The broader political stakes are high. Far-right leader Marine Le Pen, emboldened by the government’s collapse, has called for Macron to dissolve the National Assembly once again, confident that her National Rally party and its allies could win a majority in a snap election. “A big country like France cannot live with a paper government, especially in a tormented and dangerous world,” Le Pen said, as reported by AP. On the left, Jean-Luc Mélenchon of France Unbowed has gone even further, demanding both a new legislative election and Macron’s resignation, declaring, “Macron is now on the front line facing the people. He too must go.”

The sense of crisis has not gone unnoticed beyond France’s borders. Financial markets, having anticipated the government’s fall, showed little immediate reaction, but concerns linger. France holds the highest deficit as a percentage of GDP in the eurozone, and its spreads against benchmark German bonds are at their highest in four months. Fitch Ratings is set to review France’s sovereign rating on Friday, September 12, with Moody’s and S&P Global following in October and November, raising the specter of a potential downgrade that could further constrain France’s ability to borrow at favorable rates.

Domestically, the fallout may soon spill into the streets. Grassroots protest movements, such as “Bloquons Tout” (“Let’s Block Everything”), are calling for nationwide disruption, while trade unions are plotting walkouts in the coming weeks. The Socialists have floated a counter-budget proposal that would impose a 2% tax on personal wealth over 100 million euros and generate 22 billion euros in savings, but such measures are likely to clash with Macron’s pro-business agenda and face stiff resistance in the divided parliament.
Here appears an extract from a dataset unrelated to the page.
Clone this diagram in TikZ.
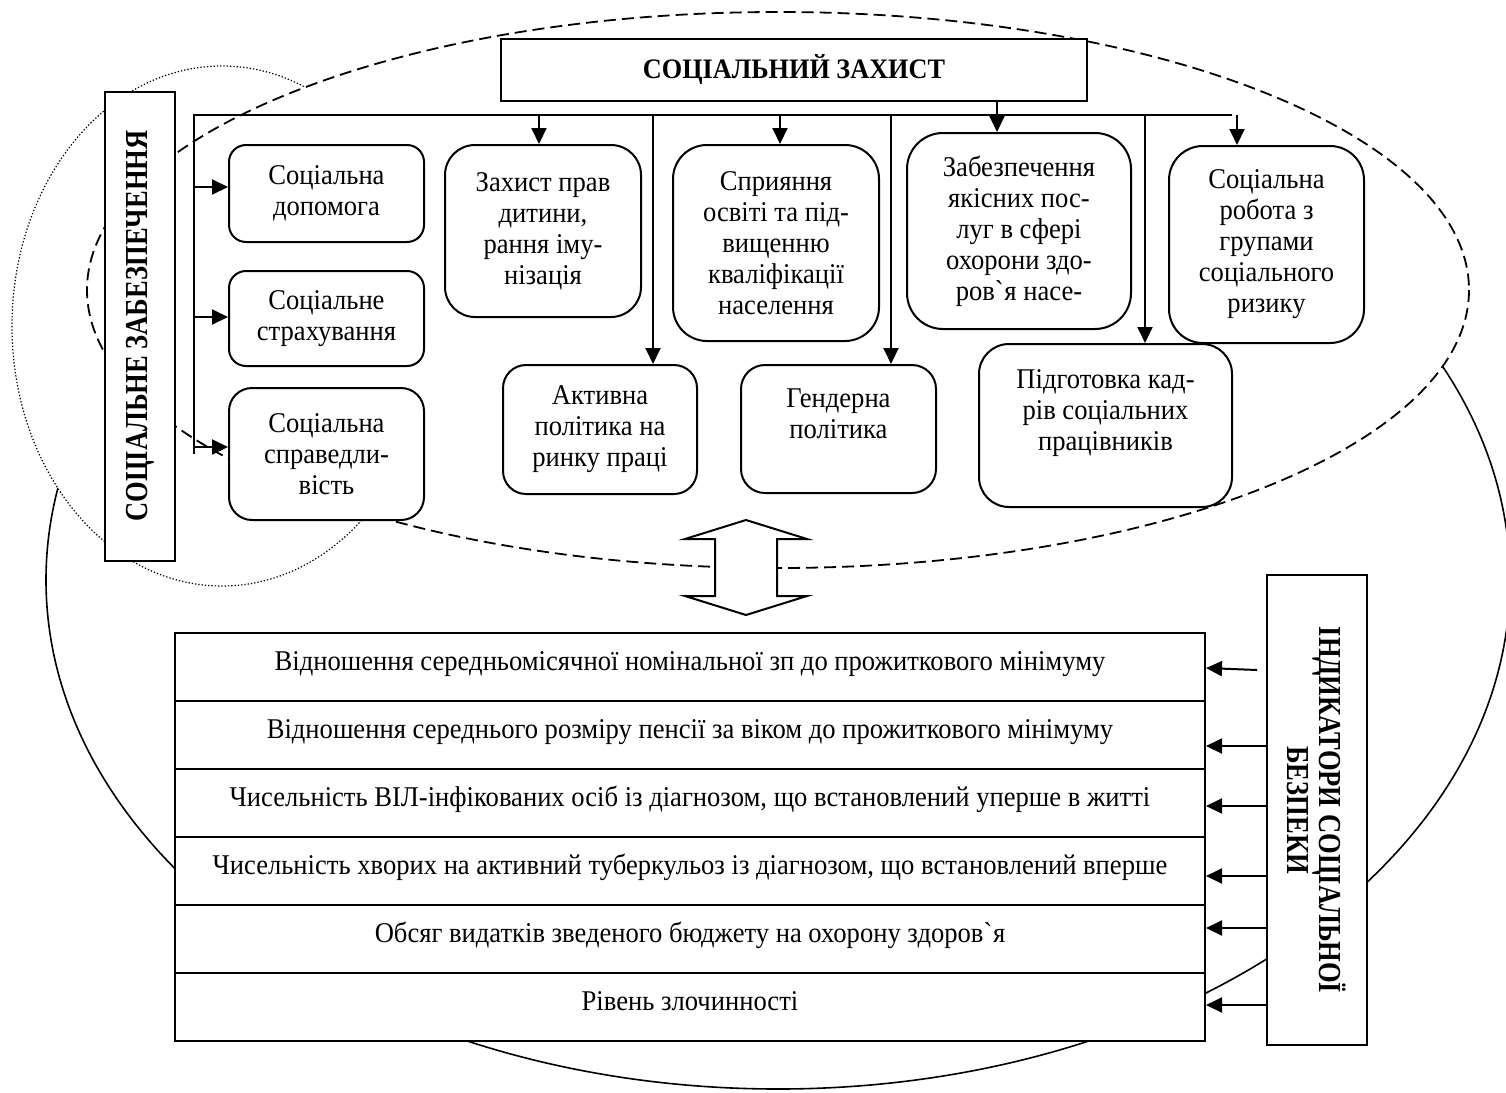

Meanwhile, everyday French citizens watch the unfolding drama with a mix of resignation and skepticism. Mohamed, an 80-year-old produce vendor at Paris’s Aligre market, voiced a sentiment shared by many: “Come back in 10 days and you’ll see nothing will have changed. There won’t be a majority, there will be no budget.”

As President Macron prepares to appoint yet another prime minister, France finds itself at a crossroads. The government’s collapse has exposed the fragility of its political institutions and the urgency of its fiscal problems. Whether Macron can navigate the country out of this crisis—or whether France is destined for further gridlock—remains to be seen. But one thing is certain: the stakes, both for France and for Europe, have rarely been higher.